Arbeitsrecht

Kein Gehalt während des Lockdowns

Das Bundesarbeitsgericht (BAG) hat mit Urteil vom 13.10.2021 – 5 AZR 211/21 entschieden, dass der Arbeitgeber seinen Arbeitnehmern keine Vergütung schuldet, wenn er seinen Betrieb aufgrund eines staatlich verfügten allgemeinen pandemiebedingten „Lockdowns“ vorübergehend schließen muss.

Dem BAG lag folgender Fall zugrunde:

Die Arbeitgeberin betreibt einen Handel mit Nähmaschinen und Zubehör und unterhält eine Filiale in Bremen. Die Klägerin ist dort als geringfügig Beschäftigte gegen eine Vergütung von 432,00 € monatlich im Verkauf tätig. Die Filiale in Bremen musste im April aufgrund der „Allgemeinverfügung über das Verbot von Veranstaltungen, Zusammenkünften und der Öffnung bestimmter Betrieb zur Eindämmung des Coronavirus“ der Freien Hansestadt Bremen vom 23. März 2020 geschlossen bleiben. Die Arbeitgeberin konnte aus diesem Grund die Klägerin nicht einsetzen und zahlte ihr für den Monat April auch keine Vergütung.

Nach der Auffassung des BAG habe die Klägerin im Monat April 2020 keinen Anspruch auf Entgeltzahlung unter dem Gesichtspunkt des Annahmeverzugs. Die Arbeitsleistung und deren Annahme durch die Arbeitgeberin sei aufgrund der Allgemeinverfügung unmöglich. In diesem Fall trage die Arbeitgeberin auch nicht das Risiko die Arbeitsleistung der Arbeitnehmerin verwerten zu können. Der Arbeitsausfall beruhe auf einer behördlichen Anordnung zum Schutz der Bevölkerung vor schweren und tödlichen Krankheitsverläufen infolge von SARS-CoV-2-Infektionen.
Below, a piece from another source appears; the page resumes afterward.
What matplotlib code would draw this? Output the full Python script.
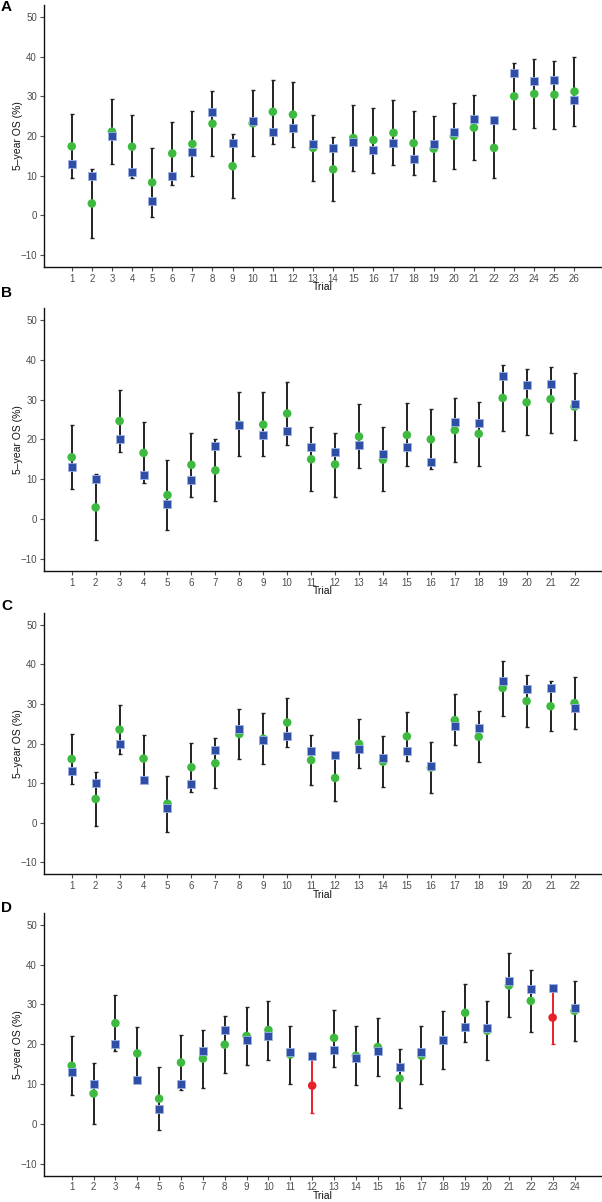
import matplotlib
matplotlib.use("Agg")
import matplotlib.pyplot as plt
import numpy as np

plt.rcParams['font.family'] = ['Liberation Sans', 'DejaVu Sans']

# ---------------- data ----------------
# Panel A (26 trials)
a_obs = [13.0, 10.0, 20.0, 11.0, 3.7, 9.9, 16.0, 26.0, 18.3, 23.7, 21.0, 22.1, 18.0,
         17.0, 18.5, 16.5, 18.2, 14.3, 18.0, 21.1, 24.4, 24.1, 35.9, 33.8, 34.1, 29.1]
a_pred = [17.4, 3.0, 21.1, 17.3, 8.3, 15.6, 18.0, 23.1, 12.4, 23.2, 26.1, 25.4, 17.0,
          11.6, 19.5, 19.0, 20.8, 18.2, 16.8, 20.0, 22.1, 17.0, 30.0, 30.6, 30.4, 31.2]
a_lo = [9.4, -5.8, 13.0, 9.4, -0.4, 7.6, 9.8, 15.0, 4.4, 15.0, 18.0, 17.3, 8.7,
        3.5, 11.2, 10.8, 12.8, 10.2, 8.6, 11.8, 13.9, 9.3, 21.7, 22.0, 21.7, 22.5]
a_hi = [25.5, 11.8, 29.4, 25.2, 17.0, 23.6, 26.3, 31.4, 20.5, 31.5, 34.1, 33.7, 25.3,
        19.7, 27.7, 27.1, 29.0, 26.4, 25.0, 28.3, 30.3, 24.7, 38.4, 39.3, 38.9, 39.9]

# Panel B (22 trials)
b_obs = [13.0, 10.0, 20.0, 11.0, 3.7, 9.8, 18.3, 23.6, 21.0, 22.0, 18.0,
         16.9, 18.5, 16.4, 18.0, 14.3, 24.3, 24.0, 35.8, 33.7, 34.0, 29.0]
b_pred = [15.5, 2.9, 24.6, 16.6, 6.0, 13.6, 12.2, 23.7, 23.7, 26.5, 15.0,
          13.7, 20.7, 14.9, 21.1, 20.0, 22.3, 21.4, 30.4, 29.3, 30.1, 28.2]
b_lo = [7.5, -5.4, 16.8, 9.0, -2.9, 5.6, 4.5, 15.8, 15.8, 18.5, 7.0,
        5.6, 12.7, 6.9, 13.2, 12.5, 14.2, 13.4, 22.2, 21.1, 21.7, 19.9]
b_hi = [23.5, 11.3, 32.5, 24.3, 14.8, 21.7, 20.0, 32.0, 31.8, 34.5, 23.1,
        21.7, 28.8, 23.1, 29.1, 27.7, 30.3, 29.4, 38.6, 37.6, 38.3, 36.7]

# Panel C (22 trials)
c_obs = [13.0, 10.0, 20.0, 10.9, 3.7, 9.9, 18.3, 23.7, 21.0, 22.0, 18.0,
         17.0, 18.5, 16.4, 18.1, 14.3, 24.3, 24.0, 35.8, 33.7, 34.1, 29.0]
c_pred = [16.1, 6.0, 23.5, 16.2, 4.8, 14.0, 15.0, 22.4, 21.2, 25.3, 15.8,
          11.3, 19.9, 15.4, 21.8, 13.9, 25.9, 21.7, 34.0, 30.7, 29.4, 30.2]
c_lo = [9.8, -0.7, 17.4, 10.3, -2.3, 7.8, 8.8, 16.1, 14.8, 19.0, 9.5,
        5.4, 13.7, 9.1, 15.7, 7.5, 19.5, 15.4, 27.0, 24.2, 23.2, 23.6]
c_hi = [22.3, 12.7, 29.8, 22.1, 11.9, 20.2, 21.5, 28.8, 27.6, 31.5, 22.1,
        17.0, 26.3, 21.9, 27.9, 20.4, 32.4, 28.1, 40.9, 37.3, 35.7, 36.8]

# Panel D (24 trials)
d_obs = [13.1, 10.1, 20.0, 11.1, 3.8, 9.9, 18.4, 23.7, 21.1, 22.1, 18.1, 17.0,
         18.5, 16.6, 18.2, 14.3, 18.1, 21.1, 24.4, 24.1, 35.9, 33.8, 34.1, 29.0]
d_pred = [14.6, 7.6, 25.3, 17.7, 6.3, 15.4, 16.4, 19.9, 22.1, 23.6, 17.4, 9.6,
          21.6, 17.1, 19.3, 11.4, 17.1, 21.1, 27.9, 23.4, 34.8, 30.9, 26.7, 28.4]
d_lo = [7.3, 0.0, 18.4, 11.1, -1.6, 8.6, 9.1, 12.8, 14.8, 16.1, 10.1, 2.7,
        14.4, 9.8, 12.0, 4.0, 9.9, 13.7, 20.5, 16.1, 26.8, 23.2, 20.0, 20.9]
d_hi = [22.0, 15.4, 32.3, 24.4, 14.3, 22.4, 23.7, 27.0, 29.4, 30.9, 24.7, 16.5,
        28.7, 24.5, 26.6, 18.9, 24.5, 28.3, 35.2, 30.8, 43.0, 38.6, 33.3, 36.0]
d_red = [12, 23]  # trials highlighted in red

panel_labels = ["A", "B", "C", "D"]
y_ticks = [-10, 0, 10, 20, 30, 40, 50]

# ---------------- style ----------------
W, H = 602, 1202
GREEN = "#3dba3f"
BLUE = "#2f4ea6"
BLUE_EDGE = "#9fb2e6"
RED = "#e8202a"
BAR = "#222222"
TICKC = "#4d4d4d"

fig = plt.figure(figsize=(W / 100, H / 100), dpi=100)

# axes pixel boxes: (top, bottom)
boxes = [(5, 267), (308, 570.7), (612.7, 874.3), (913, 1175.5)]
label_y = [7, 293, 606, 908]
x_left, x_right = 44, 601
first_px, last_px = 71.7, 574.5

panels = [(a_obs, a_pred, a_lo, a_hi), (b_obs, b_pred, b_lo, b_hi),
          (c_obs, c_pred, c_lo, c_hi), (d_obs, d_pred, d_lo, d_hi)]

for i, (obs, pred, lo, hi) in enumerate(panels):
    top, bot = boxes[i]
    h_px = bot - top
    w_px = x_right - x_left
    ax = fig.add_axes([x_left / W, 1 - bot / H, w_px / W, h_px / H])
    n = len(obs)
    trials = np.arange(1, n + 1)
    sp = (last_px - first_px) / (n - 1)
    ax.set_xlim(1 - (first_px - x_left) / sp, n + (x_right - last_px) / sp)
    ax.set_ylim(-13, 53)

    red = d_red if i == 3 else []
    cols = [RED if t in red else BAR for t in trials]
    pcols = [RED if t in red else GREEN for t in trials]
    for t, p, l, h, c in zip(trials, pred, lo, hi, cols):
        ax.errorbar([t], [p], yerr=[[p - l], [h - p]], fmt="none", ecolor=c,
                    elinewidth=1.4, capsize=1.3, capthick=1.0, zorder=2)
    ax.scatter(trials, pred, s=38, marker="o", color=pcols, edgecolors="none", zorder=3)
    ax.scatter(trials, obs, s=34, marker="s", color=BLUE, edgecolors=BLUE_EDGE,
               linewidths=0.6, zorder=4)

    for s in ["top", "right"]:
        ax.spines[s].set_visible(False)
    for s in ["left", "bottom"]:
        ax.spines[s].set_linewidth(1.0)
        ax.spines[s].set_color("#111111")
    ax.set_xticks(trials)
    ax.set_xticklabels([str(t) for t in trials])
    ax.set_yticks(y_ticks)
    ax.tick_params(axis="both", labelsize=7, colors=TICKC, length=3, width=0.8, pad=2)
    ax.set_ylabel("5–year OS (%)", fontsize=7.5, color="#111111")
    ax.yaxis.set_label_coords(-21.0 / w_px, 0.5)
    ax.set_xlabel("Trial", fontsize=7.5, color="#111111")
    ax.xaxis.set_label_coords(0.5, -15.5 / h_px)
    fig.text(1 / W, 1 - label_y[i] / H, panel_labels[i], fontsize=11, fontweight="bold",
             ha="left", va="center", color="#000000")

fig.savefig("out.png", dpi=100)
Diese habe eine Reduzierung sozialer Kontakte auf ein Minimum und eine nahezu flächendeckende Schließung von nicht „systemrelevanten“ Einrichtungen vorgesehen.

Die Unmöglichkeit der Arbeitsleistung beruhe daher nicht auf einem Betriebsrisiko des Arbeitgebers, sondern auf einer die Allgemeinheit betreffenden Gefahrenlage, die hoheitliche Eingriffe zum Schutz der Gesellschaft erforderlich mache.
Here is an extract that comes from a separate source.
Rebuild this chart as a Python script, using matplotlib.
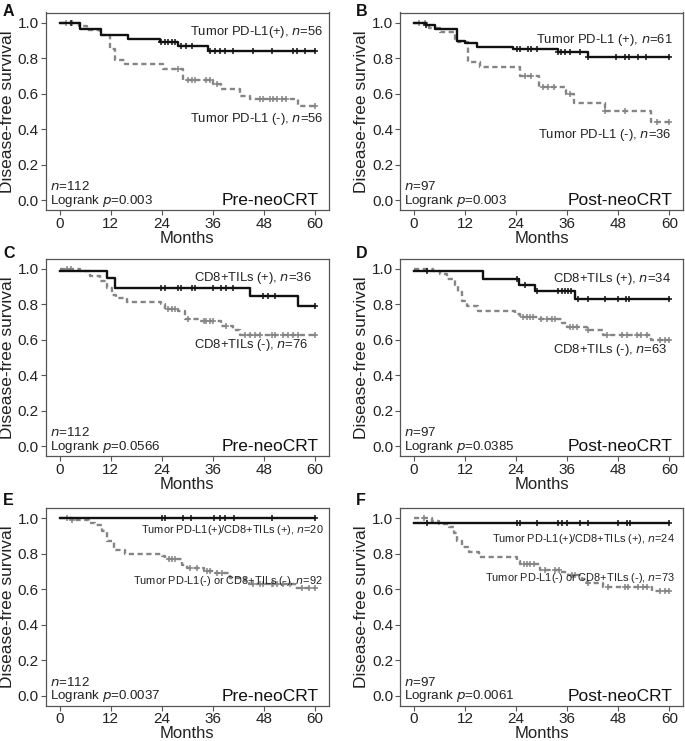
import numpy as np
import matplotlib
matplotlib.use("Agg")
import matplotlib.pyplot as plt

plt.rcParams['font.family'] = ['Liberation Sans', 'DejaVu Sans']

# ---------------- data ----------------
# Panel A (Pre-neoCRT, tumor PD-L1)
A_pos_t = [0, 4.7, 9.8, 16, 23.5, 27.8, 34.9, 60]
A_pos_s = [1.0, 0.966, 0.93, 0.91, 0.89, 0.87, 0.844, 0.844]
A_pos_c = [2.7, 23.9, 24.7, 25.5, 26.3, 27.1, 28.6, 29.8, 31, 35.3, 36.5, 37.6, 38.8,
           40.8, 45.5, 49.8, 54.9, 55.7, 57.6, 60]
A_neg_t = [0, 4.5, 6.3, 9.4, 11.8, 12.9, 15.3, 24.3, 29, 36.1, 38, 42.4, 44.7, 56.1, 60]
A_neg_s = [1.0, 0.98, 0.96, 0.93, 0.85, 0.79, 0.77, 0.74, 0.68, 0.655, 0.63, 0.59, 0.57, 0.53, 0.53]
A_neg_c = [1.5, 3, 27.9, 30.2, 31, 31.8, 34.5, 35.3, 36.9, 47, 47.8, 49.4, 50.2, 51, 52.2, 53.3, 60]

# Panel B (Post-neoCRT, tumor PD-L1)
B_pos_t = [0, 2.8, 4.9, 10, 12, 14.7, 23.3, 33.8, 40.9, 60]
B_pos_s = [1.0, 0.985, 0.967, 0.90, 0.885, 0.865, 0.85, 0.835, 0.81, 0.81]
B_pos_c = [2.9, 24.1, 24.8, 26.8, 27.6, 28.8, 33.9, 34.6, 35.4, 36.6, 38.9, 41.0, 47.5,
           49.5, 50.6, 52.6, 54.5, 60]
B_neg_t = [0, 3.5, 6, 9.6, 10.4, 12.7, 15.5, 24.8, 29.4, 35.8, 37.7, 44.8, 55.7, 60]
B_neg_s = [1.0, 0.97, 0.95, 0.91, 0.89, 0.78, 0.75, 0.70, 0.64, 0.60, 0.55, 0.505, 0.44, 0.44]
B_neg_c = [1.2, 2.5, 26, 27.6, 30.4, 31.6, 32.8, 36.6, 45.0, 49.5, 57.0, 60]

# Panel C (Pre-neoCRT, CD8+ TILs)
C_pos_t = [0, 11, 12.9, 44.7, 56, 60]
C_pos_s = [0.99, 0.95, 0.89, 0.845, 0.79, 0.79]
C_pos_c = [23.9, 24.7, 27.8, 28.6, 31, 31.8, 36.1, 38, 39.2, 40.8, 47.8, 49, 50.6, 60]
C_neg_t = [0, 4.7, 7, 9.4, 11, 12.2, 13.3, 15.7, 23.9, 24.7, 27.8, 29.4, 32.7, 38, 40.8, 42.4, 60]
C_neg_s = [1.0, 0.985, 0.96, 0.93, 0.89, 0.855, 0.835, 0.815, 0.80, 0.775, 0.76, 0.72,
           0.705, 0.68, 0.655, 0.625, 0.625]
C_neg_c = [1.6, 2.7, 25.5, 26.3, 27.1, 30.2, 33.8, 34.5, 35.3, 36.1, 39.2, 43.6, 44.7,
           45.9, 47, 49.8, 50.6, 52.5, 53.7, 54.9, 56, 60]

# Panel D (Post-neoCRT, CD8+ TILs)
D_pos_t = [0, 16.1, 24.7, 28.4, 37.8, 60]
D_pos_s = [0.985, 0.94, 0.91, 0.875, 0.83, 0.83]
D_pos_c = [3.1, 24.1, 26.1, 28.8, 33.9, 34.7, 35.5, 36.2, 37.0, 38.6, 40.9, 44.9, 48.0,
           49.9, 50.6, 60]
D_neg_t = [0, 4.5, 6.1, 7.7, 9.6, 10.4, 11.2, 12.4, 15.1, 23.7, 24.9, 29.6, 34.7, 35.9,
           40.6, 44.5, 55.8, 60]
D_neg_s = [1.0, 0.985, 0.97, 0.94, 0.91, 0.87, 0.82, 0.79, 0.76, 0.745, 0.73, 0.715,
           0.695, 0.675, 0.655, 0.625, 0.60, 0.60]
D_neg_c = [25.7, 26.5, 27.2, 28.0, 29.8, 31.2, 32.4, 33.1, 36.7, 37.4, 38.2, 41, 45.3,
           48.8, 50, 52.3, 53.4, 54.7, 57.8, 59, 60]

# Panel E (Pre-neoCRT, combined)
E_pos_t = [0, 60]
E_pos_s = [1.0, 1.0]
E_pos_c = [24, 24.8, 29, 30.8, 36.2, 37.7, 38.9, 40.9, 49.8, 60]
E_neg_t = [0, 2.9, 6.8, 8.4, 9.9, 11.1, 12.7, 15.4, 24, 24.8, 28.7, 29.9, 33.8, 36.2,
           40, 43.6, 44.4, 55.3, 60]
E_neg_s = [1.0, 0.99, 0.975, 0.965, 0.93, 0.87, 0.82, 0.80, 0.785, 0.77, 0.735, 0.72,
           0.705, 0.69, 0.665, 0.645, 0.63, 0.605, 0.605]
E_neg_c = [1.7, 2.9, 25.6, 26.4, 27.2, 30.7, 32.2, 34.6, 35.4, 36.9, 38.1, 45.5, 47.1,
           47.9, 49.8, 50.2, 51, 52.6, 54.1, 56.9, 58.5, 60]

# Panel F (Post-neoCRT, combined)
F_pos_t = [0, 60]
F_pos_s = [0.976, 0.976]
F_pos_c = [3, 24.1, 25, 28.9, 33.8, 34.8, 35.9, 38.9, 40.9, 47.9, 50, 50.8, 60]
F_neg_t = [0, 4.3, 5.9, 8.2, 9.4, 10.2, 11.3, 12.9, 15.2, 24.2, 25, 29.7, 34.4, 36.3,
           39.5, 40.6, 44.5, 55.9, 60]
F_neg_s = [1.0, 0.985, 0.97, 0.95, 0.92, 0.875, 0.84, 0.81, 0.78, 0.76, 0.74, 0.71,
           0.70, 0.68, 0.66, 0.635, 0.615, 0.59, 0.59]
F_neg_c = [2.3, 25.8, 26.6, 27.3, 28.1, 30.9, 33.2, 34.0, 37.1, 37.9, 41.0, 45.7, 49.6,
           50.4, 52.7, 53.9, 54.7, 57.8, 58.9, 60]

panel_letters = ['A', 'B', 'C', 'D', 'E', 'F']
pos_labels = ['Tumor PD-L1(+), $\\it{n}$=56', 'Tumor PD-L1 (+), $\\it{n}$=61',
              'CD8+TILs (+), $\\it{n}$=36', 'CD8+TILs (+), $\\it{n}$=34',
              'Tumor PD-L1(+)/CD8+TILs (+), $\\it{n}$=20',
              'Tumor PD-L1(+)/CD8+TILs (+), $\\it{n}$=24']
neg_labels = ['Tumor PD-L1 (-), $\\it{n}$=56', 'Tumor PD-L1 (-), $\\it{n}$=36',
              'CD8+TILs (-), $\\it{n}$=76', 'CD8+TILs (-), $\\it{n}$=63',
              'Tumor PD-L1(-) or CD8+TILs (-), $\\it{n}$=92',
              'Tumor PD-L1(-) or CD8+TILs (-), $\\it{n}$=73']
n_totals = ['112', '97', '112', '97', '112', '97']
p_values = ['0.003', '0.003', '0.0566', '0.0385', '0.0037', '0.0061']
phases = ['Pre-neoCRT', 'Post-neoCRT'] * 3
x_ticks = [0, 12, 24, 36, 48, 60]
y_ticks = [0.0, 0.2, 0.4, 0.6, 0.8, 1.0]

curves = [
    (A_pos_t, A_pos_s, A_pos_c, A_neg_t, A_neg_s, A_neg_c),
    (B_pos_t, B_pos_s, B_pos_c, B_neg_t, B_neg_s, B_neg_c),
    (C_pos_t, C_pos_s, C_pos_c, C_neg_t, C_neg_s, C_neg_c),
    (D_pos_t, D_pos_s, D_pos_c, D_neg_t, D_neg_s, D_neg_c),
    (E_pos_t, E_pos_s, E_pos_c, E_neg_t, E_neg_s, E_neg_c),
    (F_pos_t, F_pos_s, F_pos_c, F_neg_t, F_neg_s, F_neg_c),
]

# label positions (axes fraction): (pos_x, pos_y, neg_x, neg_y, fontsize)
label_pos = [
    (0.981, 0.902, 0.981, 0.461, 9.4),
    (0.962, 0.862, 0.958, 0.378, 9.4),
    (0.938, 0.902, 0.926, 0.561, 9.4),
    (0.955, 0.894, 0.943, 0.535, 9.4),
    (0.981, 0.891, 0.977, 0.630, 7.9),
    (0.971, 0.844, 0.971, 0.648, 7.9),
]

# ---------------- figure ----------------
W, H = 685, 741
fig = plt.figure(figsize=(W / 100, H / 100), dpi=100)

col_left = [45.7, 400]
col_w = 283.3
row_top = [12.5, 258.5, 508]
row_h = 197.5
letter_top = [4, 245.5, 493]
letter_x = [3, 356]

BLACK = '#111111'
GRAY = '#858585'
SPINE = '#555555'


def surv_at(t, s, times):
    t = np.asarray(t)
    s = np.asarray(s)
    idx = np.searchsorted(t, np.asarray(times), side='right') - 1
    idx = np.clip(idx, 0, len(s) - 1)
    return s[idx]


for i in range(6):
    r, c = divmod(i, 2)
    left = col_left[c] / W
    bottom = 1 - (row_top[r] + row_h) / H
    ax = fig.add_axes([left, bottom, col_w / W, row_h / H])
    pt, ps, pc, nt, ns, nc = curves[i]

    ax.step(nt, ns, where='post', color=GRAY, lw=1.7, ls=(0, (2.2, 1.5)), zorder=2)
    ax.plot(nc, surv_at(nt, ns, nc), ls='none', marker='+', ms=4.2, mew=1.1,
            color=GRAY, zorder=2)
    ax.step(pt, ps, where='post', color=BLACK, lw=1.7, zorder=3)
    ax.plot(pc, surv_at(pt, ps, pc), ls='none', marker='+', ms=4.2, mew=1.1,
            color=BLACK, zorder=3)

    ax.set_xlim(-3.3, 63.3)
    ax.set_ylim(-0.054, 1.058)
    ax.set_xticks(x_ticks)
    ax.set_yticks(y_ticks)
    ax.set_yticklabels(['%.1f' % v for v in y_ticks])
    ax.tick_params(direction='out', length=3.5, width=0.8, color=SPINE,
                   labelsize=11, labelcolor='#222222', pad=1.5)
    for sp in ax.spines.values():
        sp.set_color(SPINE)
        sp.set_linewidth(0.9)
    ax.set_xlabel('Months', fontsize=12, color='#222222', labelpad=0)
    ax.set_ylabel('Disease-free survival', fontsize=12.5, color='#222222', labelpad=2)

    px, py, nx, ny, fs = label_pos[i]
    ax.text(px, py, pos_labels[i], transform=ax.transAxes, ha='right', va='center',
            fontsize=fs, color='#222222')
    ax.text(nx, ny, neg_labels[i], transform=ax.transAxes, ha='right', va='center',
            fontsize=fs, color='#222222')
    ax.text(0.014, 0.118, '$\\it{n}$=' + n_totals[i], transform=ax.transAxes,
            ha='left', va='center', fontsize=9.6, color='#222222')
    ax.text(0.014, 0.046, 'Logrank $\\it{p}$=' + p_values[i], transform=ax.transAxes,
            ha='left', va='center', fontsize=9.6, color='#222222')
    ax.text(0.963, 0.046, phases[i], transform=ax.transAxes, ha='right', va='center',
            fontsize=12.5, color='#111111')

    fig.text(letter_x[c] / W, 1 - letter_top[r] / H, panel_letters[i], fontsize=11.5,
             fontweight='bold', ha='left', va='top', color='#111111')

fig.savefig('out.png', dpi=100)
Es obliege dem Staat für einen angemessenen Ausgleich des Lohnausfalls durch entsprechende Maßnahme wie bspw. das Kurzarbeitergeld zu sorgen. Selbst wenn ein solcher Ausgleich gesetzlich nicht vorgesehen ist, beruhe dieser Umstand auf einer Lücke im Sozialversicherungssystem. Hieraus könne aber keine arbeitsrechtliche Zahlungspflicht der Arbeitgeber hergeleitet werden.

Diese Entscheidung des BAG ist zu begrüßen. Zweifelsfrei trägt der Arbeitgeber grundsätzlich das Betriebsrisiko und damit auch das Risiko den Arbeitnehmer gewinnbringend einzusetzen. Ob er genug Arbeit für den Arbeitnehmer hat, darf in diesem Zusammenhang naturgemäß keine Relevanz haben.
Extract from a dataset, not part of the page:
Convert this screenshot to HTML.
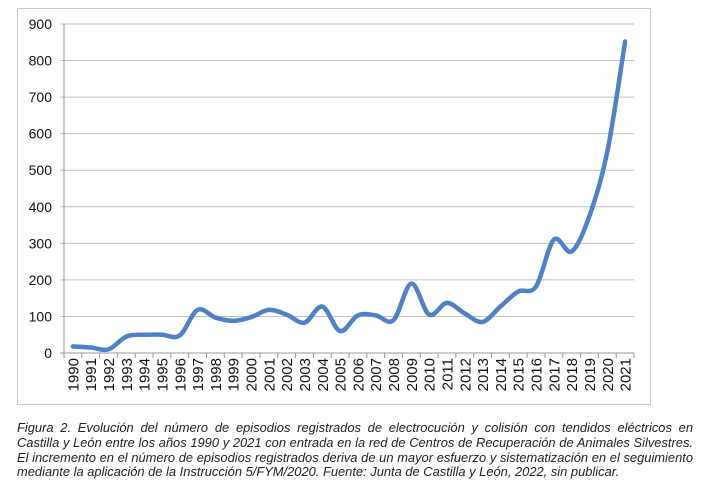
<!DOCTYPE html>
<html><head><meta charset="utf-8"><style>
body{margin:0;background:#fff;width:714px;height:488px;overflow:hidden;font-family:"Liberation Sans",sans-serif}
.cap{position:absolute;left:17px;top:421px;width:676px;font-style:italic;font-size:12.9px;line-height:14.8px;color:#222;text-align:justify}
.cap span{display:block;text-align:justify;text-align-last:justify;white-space:nowrap}
.cap span.l{text-align-last:left}
</style></head><body>
<svg id="s" width="714" height="488" style="position:absolute;left:0;top:0" font-family="Liberation Sans, sans-serif">
<rect x="17.5" y="8.5" width="633" height="396" fill="none" stroke="#c8c8c8"/>
<g id="g"></g>
</svg>
<div class="cap">
<span>Figura 2. Evolución del número de episodios registrados de electrocución y colisión con tendidos eléctricos en</span>
<span>Castilla y León entre los años 1990 y 2021 con entrada en la red de Centros de Recuperación de Animales Silvestres.</span>
<span>El incremento en el número de episodios registrados deriva de un mayor esfuerzo y sistematización en el seguimiento</span>
<span class="l">mediante la aplicación de la Instrucción 5/FYM/2020. Fuente: Junta de Castilla y León, 2022, sin publicar.</span>
</div>
<script>
var g=document.getElementById('g'),h='';
var L=64,R=634,T=24,B=353,n=32,w=(R-L)/n,k=(B-T)/900;
for(var v=0;v<=900;v+=100){var y=B-v*k;
h+='<line x1="'+(L-4)+'" x2="'+R+'" y1="'+y+'" y2="'+y+'" stroke="'+(v==0?'#999':'#c0c0c0')+'" stroke-width="1"/>';
h+='<text x="'+(L-12)+'" y="'+(y+5)+'" font-size="14" text-anchor="end" fill="#111">'+v+'</text>';}
h+='<line x1="'+L+'" x2="'+L+'" y1="'+T+'" y2="'+B+'" stroke="#999"/>';
for(var i=0;i<=n;i++){var x=L+i*w;h+='<line x1="'+x+'" x2="'+x+'" y1="'+B+'" y2="'+(B+5)+'" stroke="#999"/>';}
for(var i=0;i<n;i++){var x=L+(i+.5)*w;
h+='<text transform="translate('+(x+5.5)+','+(B+5)+') rotate(-90)" font-size="15" text-anchor="end" fill="#111">'+(1990+i)+'</text>';}
var d=[18,15,10,45,50,50,48,118,97,88,98,118,105,83,127,60,103,103,90,190,105,137,108,85,127,168,182,310,278,375,550,852];
var p=d.map(function(v,i){return [L+(i+.5)*w,B-v*k]});
var s='M'+p[0][0]+','+p[0][1];
for(var i=0;i<p.length-1;i++){var a=p[i-1]||p[i],b=p[i],c=p[i+1],e=p[i+2]||c,t=6;
s+=' C'+(b[0]+(c[0]-a[0])/t)+','+(b[1]+(c[1]-a[1])/t)+' '+(c[0]-(e[0]-b[0])/t)+','+(c[1]-(e[1]-b[1])/t)+' '+c[0]+','+c[1];}
h+='<path d="'+s+'" fill="none" stroke="#4f81c4" stroke-width="4.5" stroke-linecap="round" stroke-linejoin="round"/>';
g.innerHTML=h;
</script>
</body></html>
Ganz anders gelagert ist jedoch der Fall eines nahezu flächendeckenden Lockdowns. Derartige Maßnahmen treffen viele Arbeitgeber mit voller Härte und machen – je nach Branche – eine Fortführung des Betriebs unmöglich. Es ließe sich nicht nachvollziehbar begründen, weshalb die Arbeitgeber in einer solchen prekären Situation auch noch das Lohnrisiko tragen müsste. Ein Lockdown hat wenig mit dem sonst zu verantwortenden unternehmerischen Risiko eines jeden Arbeitgebers zu tun. Letztlich wird zum Schutze der Allgemeinheit ohne eine im Einzelfall zu prüfende Gefahrenlage ein Betrieb nach abstrakten Kriterien geschlossen.

Diese Entscheidung ist gerade aufgrund der derzeitigen politischen Debatte über weitere Einschränkungen und Lockdowns relevant. Auch der am 30.11.2021 veröffentlichte Beschluss des Bundesverfassungsgerichts macht einen neuen Lockdown wahrscheinlicher.